Description of the task: Find each line with the string "standalone" and report it.

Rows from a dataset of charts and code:
::::
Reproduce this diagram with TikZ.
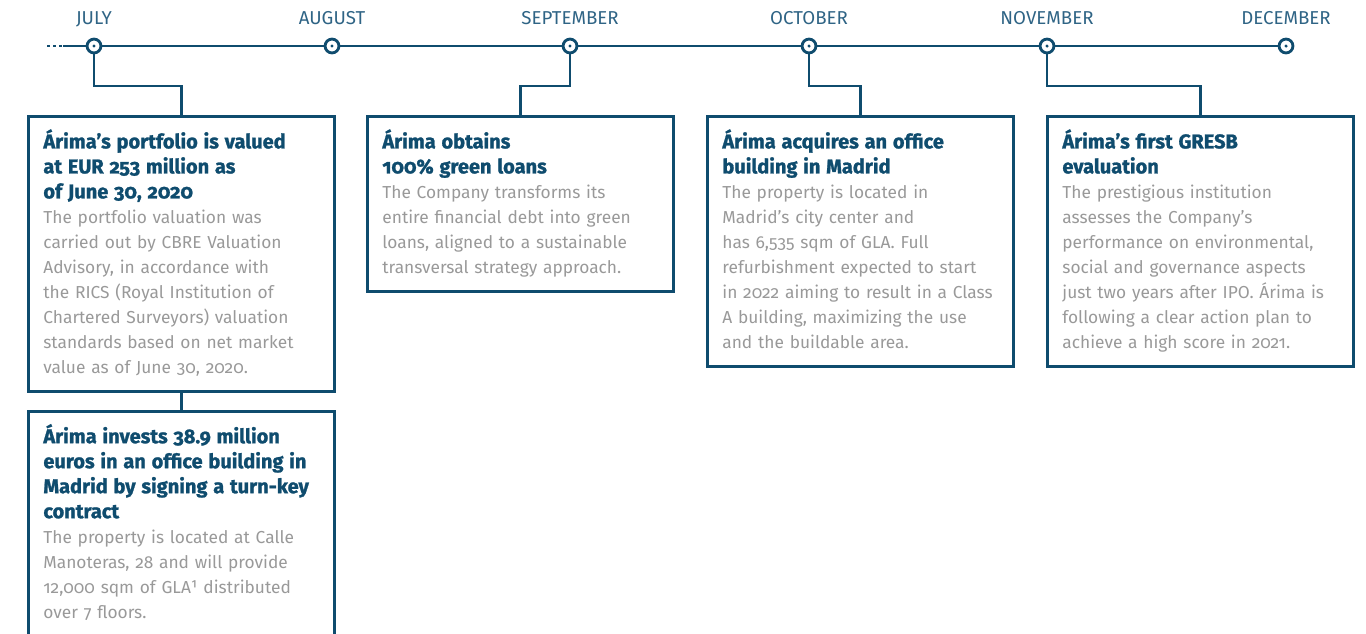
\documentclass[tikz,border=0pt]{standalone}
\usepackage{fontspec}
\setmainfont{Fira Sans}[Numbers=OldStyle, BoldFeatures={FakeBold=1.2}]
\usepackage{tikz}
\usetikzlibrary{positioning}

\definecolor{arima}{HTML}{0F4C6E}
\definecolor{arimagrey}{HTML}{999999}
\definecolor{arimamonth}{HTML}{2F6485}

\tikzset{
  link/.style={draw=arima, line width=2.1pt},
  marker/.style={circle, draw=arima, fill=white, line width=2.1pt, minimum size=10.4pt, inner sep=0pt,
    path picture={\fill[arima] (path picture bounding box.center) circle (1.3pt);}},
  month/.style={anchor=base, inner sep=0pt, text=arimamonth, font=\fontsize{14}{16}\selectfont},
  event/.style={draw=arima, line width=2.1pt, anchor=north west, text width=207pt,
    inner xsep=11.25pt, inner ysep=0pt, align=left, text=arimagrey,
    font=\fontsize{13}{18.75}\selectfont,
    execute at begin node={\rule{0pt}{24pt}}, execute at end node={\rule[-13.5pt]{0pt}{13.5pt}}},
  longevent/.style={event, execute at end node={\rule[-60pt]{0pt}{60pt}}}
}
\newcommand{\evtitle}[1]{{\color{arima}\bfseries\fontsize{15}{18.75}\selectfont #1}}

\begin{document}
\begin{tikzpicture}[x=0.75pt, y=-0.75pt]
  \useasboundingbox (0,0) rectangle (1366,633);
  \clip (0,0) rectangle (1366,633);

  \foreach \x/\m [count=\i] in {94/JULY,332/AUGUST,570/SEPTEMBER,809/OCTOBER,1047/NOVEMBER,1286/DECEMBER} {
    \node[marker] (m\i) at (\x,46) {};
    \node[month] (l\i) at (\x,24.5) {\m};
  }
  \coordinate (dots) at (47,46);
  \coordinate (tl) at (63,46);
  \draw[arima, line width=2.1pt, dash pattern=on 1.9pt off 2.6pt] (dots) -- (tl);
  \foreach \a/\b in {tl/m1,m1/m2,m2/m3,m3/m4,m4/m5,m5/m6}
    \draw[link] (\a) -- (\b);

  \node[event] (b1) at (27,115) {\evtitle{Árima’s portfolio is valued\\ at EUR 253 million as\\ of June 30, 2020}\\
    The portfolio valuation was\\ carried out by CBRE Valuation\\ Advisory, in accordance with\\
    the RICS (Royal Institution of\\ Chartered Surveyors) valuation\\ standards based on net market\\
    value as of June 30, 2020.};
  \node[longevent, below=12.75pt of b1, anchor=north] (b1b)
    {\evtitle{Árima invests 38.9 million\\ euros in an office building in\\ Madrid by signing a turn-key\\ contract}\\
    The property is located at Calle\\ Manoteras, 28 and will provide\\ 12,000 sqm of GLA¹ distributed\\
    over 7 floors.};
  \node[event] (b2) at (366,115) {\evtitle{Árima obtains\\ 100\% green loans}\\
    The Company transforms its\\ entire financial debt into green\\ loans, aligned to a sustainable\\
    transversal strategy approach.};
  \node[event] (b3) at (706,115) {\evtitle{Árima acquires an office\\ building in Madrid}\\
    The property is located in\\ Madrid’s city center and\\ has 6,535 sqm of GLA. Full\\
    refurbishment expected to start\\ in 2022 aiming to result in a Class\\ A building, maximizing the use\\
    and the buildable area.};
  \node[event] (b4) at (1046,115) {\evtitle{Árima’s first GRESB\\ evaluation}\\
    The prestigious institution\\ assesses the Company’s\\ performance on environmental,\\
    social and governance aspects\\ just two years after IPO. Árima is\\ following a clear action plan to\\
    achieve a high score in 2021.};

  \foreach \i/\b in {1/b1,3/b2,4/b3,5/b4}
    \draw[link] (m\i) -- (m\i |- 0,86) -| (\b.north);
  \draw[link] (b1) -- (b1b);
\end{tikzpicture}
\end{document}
::::
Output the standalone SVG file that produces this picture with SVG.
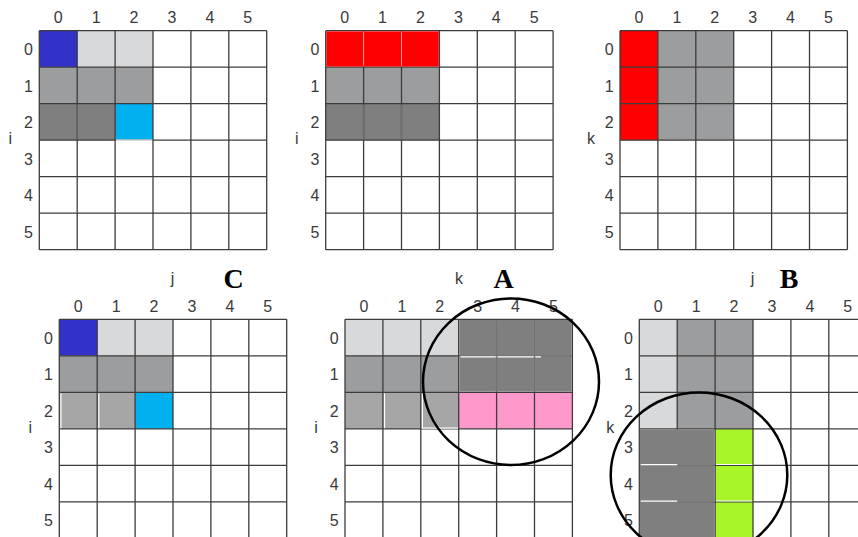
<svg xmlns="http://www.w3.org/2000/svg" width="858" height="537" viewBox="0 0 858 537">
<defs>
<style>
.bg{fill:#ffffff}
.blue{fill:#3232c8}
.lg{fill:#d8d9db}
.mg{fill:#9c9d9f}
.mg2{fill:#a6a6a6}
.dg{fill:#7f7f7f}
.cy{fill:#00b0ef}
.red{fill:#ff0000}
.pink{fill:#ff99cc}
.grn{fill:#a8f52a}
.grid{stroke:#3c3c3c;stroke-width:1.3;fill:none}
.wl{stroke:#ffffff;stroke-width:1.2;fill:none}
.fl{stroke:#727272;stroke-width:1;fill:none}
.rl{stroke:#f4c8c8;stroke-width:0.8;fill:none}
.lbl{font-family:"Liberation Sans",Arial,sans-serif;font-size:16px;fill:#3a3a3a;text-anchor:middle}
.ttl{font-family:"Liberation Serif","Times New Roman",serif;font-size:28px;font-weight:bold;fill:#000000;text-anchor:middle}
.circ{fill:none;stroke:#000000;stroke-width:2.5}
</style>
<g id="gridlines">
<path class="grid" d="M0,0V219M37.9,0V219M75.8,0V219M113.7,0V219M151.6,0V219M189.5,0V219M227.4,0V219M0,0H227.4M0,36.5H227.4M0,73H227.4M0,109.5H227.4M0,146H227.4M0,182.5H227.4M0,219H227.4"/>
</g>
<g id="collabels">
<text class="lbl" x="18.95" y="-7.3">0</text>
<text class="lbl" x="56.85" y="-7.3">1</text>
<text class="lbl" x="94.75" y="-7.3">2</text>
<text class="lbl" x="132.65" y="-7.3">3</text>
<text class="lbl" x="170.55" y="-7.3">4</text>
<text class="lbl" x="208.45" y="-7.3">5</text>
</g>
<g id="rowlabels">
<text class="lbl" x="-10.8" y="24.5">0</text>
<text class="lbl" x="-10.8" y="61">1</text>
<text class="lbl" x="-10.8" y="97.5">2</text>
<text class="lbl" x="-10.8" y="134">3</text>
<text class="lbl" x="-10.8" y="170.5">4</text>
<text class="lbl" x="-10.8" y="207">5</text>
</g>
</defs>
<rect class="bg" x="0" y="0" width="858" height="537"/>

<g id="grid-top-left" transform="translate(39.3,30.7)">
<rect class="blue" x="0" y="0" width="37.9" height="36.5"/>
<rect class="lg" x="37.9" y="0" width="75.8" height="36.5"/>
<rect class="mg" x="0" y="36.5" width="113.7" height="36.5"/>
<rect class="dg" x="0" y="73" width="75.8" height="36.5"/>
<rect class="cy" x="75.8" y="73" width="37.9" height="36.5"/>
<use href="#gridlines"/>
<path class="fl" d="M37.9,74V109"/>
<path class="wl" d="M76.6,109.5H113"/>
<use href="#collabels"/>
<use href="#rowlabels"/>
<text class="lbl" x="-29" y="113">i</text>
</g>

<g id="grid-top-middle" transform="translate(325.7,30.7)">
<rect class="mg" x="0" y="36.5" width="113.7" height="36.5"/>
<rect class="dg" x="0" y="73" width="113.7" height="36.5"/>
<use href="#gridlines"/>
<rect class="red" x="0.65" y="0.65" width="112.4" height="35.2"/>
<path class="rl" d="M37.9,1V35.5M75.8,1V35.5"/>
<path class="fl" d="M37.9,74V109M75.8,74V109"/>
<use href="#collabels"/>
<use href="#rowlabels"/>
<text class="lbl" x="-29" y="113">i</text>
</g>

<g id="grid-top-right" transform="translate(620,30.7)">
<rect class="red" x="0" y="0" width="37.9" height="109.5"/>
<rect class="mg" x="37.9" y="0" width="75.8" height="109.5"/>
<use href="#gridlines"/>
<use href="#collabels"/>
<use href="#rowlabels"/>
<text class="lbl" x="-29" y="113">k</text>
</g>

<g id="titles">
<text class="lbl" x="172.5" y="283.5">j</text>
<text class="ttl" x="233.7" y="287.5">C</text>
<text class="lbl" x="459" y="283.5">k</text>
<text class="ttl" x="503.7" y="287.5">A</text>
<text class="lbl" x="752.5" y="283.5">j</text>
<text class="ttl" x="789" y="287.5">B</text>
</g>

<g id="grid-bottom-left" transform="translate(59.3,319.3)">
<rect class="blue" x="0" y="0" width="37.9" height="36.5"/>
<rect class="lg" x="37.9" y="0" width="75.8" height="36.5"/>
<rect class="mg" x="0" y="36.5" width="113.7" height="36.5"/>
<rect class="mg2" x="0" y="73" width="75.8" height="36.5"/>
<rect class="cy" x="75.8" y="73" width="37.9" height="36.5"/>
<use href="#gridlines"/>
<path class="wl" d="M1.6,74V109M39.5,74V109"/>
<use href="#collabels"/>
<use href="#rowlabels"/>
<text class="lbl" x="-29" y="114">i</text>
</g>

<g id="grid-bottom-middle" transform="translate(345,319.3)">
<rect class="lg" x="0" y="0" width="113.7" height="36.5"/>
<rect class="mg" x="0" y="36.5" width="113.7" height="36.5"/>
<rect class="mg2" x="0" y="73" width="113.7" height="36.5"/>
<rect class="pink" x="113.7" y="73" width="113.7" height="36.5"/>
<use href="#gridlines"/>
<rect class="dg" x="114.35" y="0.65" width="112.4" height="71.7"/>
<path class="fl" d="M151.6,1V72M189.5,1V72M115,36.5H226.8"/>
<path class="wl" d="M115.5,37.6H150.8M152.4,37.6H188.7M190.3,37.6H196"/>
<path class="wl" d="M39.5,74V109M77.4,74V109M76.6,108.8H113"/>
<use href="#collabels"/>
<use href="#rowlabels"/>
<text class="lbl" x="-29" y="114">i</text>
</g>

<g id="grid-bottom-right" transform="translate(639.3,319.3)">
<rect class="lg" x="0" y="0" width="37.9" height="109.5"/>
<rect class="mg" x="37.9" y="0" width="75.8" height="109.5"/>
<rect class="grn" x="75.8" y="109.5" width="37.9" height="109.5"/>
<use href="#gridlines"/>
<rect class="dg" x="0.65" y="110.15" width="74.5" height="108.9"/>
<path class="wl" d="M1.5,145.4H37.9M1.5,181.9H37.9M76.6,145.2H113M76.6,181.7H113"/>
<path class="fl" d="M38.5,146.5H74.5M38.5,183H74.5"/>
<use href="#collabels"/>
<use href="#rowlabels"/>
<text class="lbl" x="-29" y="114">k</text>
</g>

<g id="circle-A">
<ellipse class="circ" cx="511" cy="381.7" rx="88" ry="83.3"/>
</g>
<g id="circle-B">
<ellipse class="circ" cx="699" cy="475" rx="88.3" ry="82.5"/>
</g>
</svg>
::::
Answer to this exercise:
\documentclass[tikz,border=0pt]{standalone}
Output the standalone SVG file that produces this picture with SVG.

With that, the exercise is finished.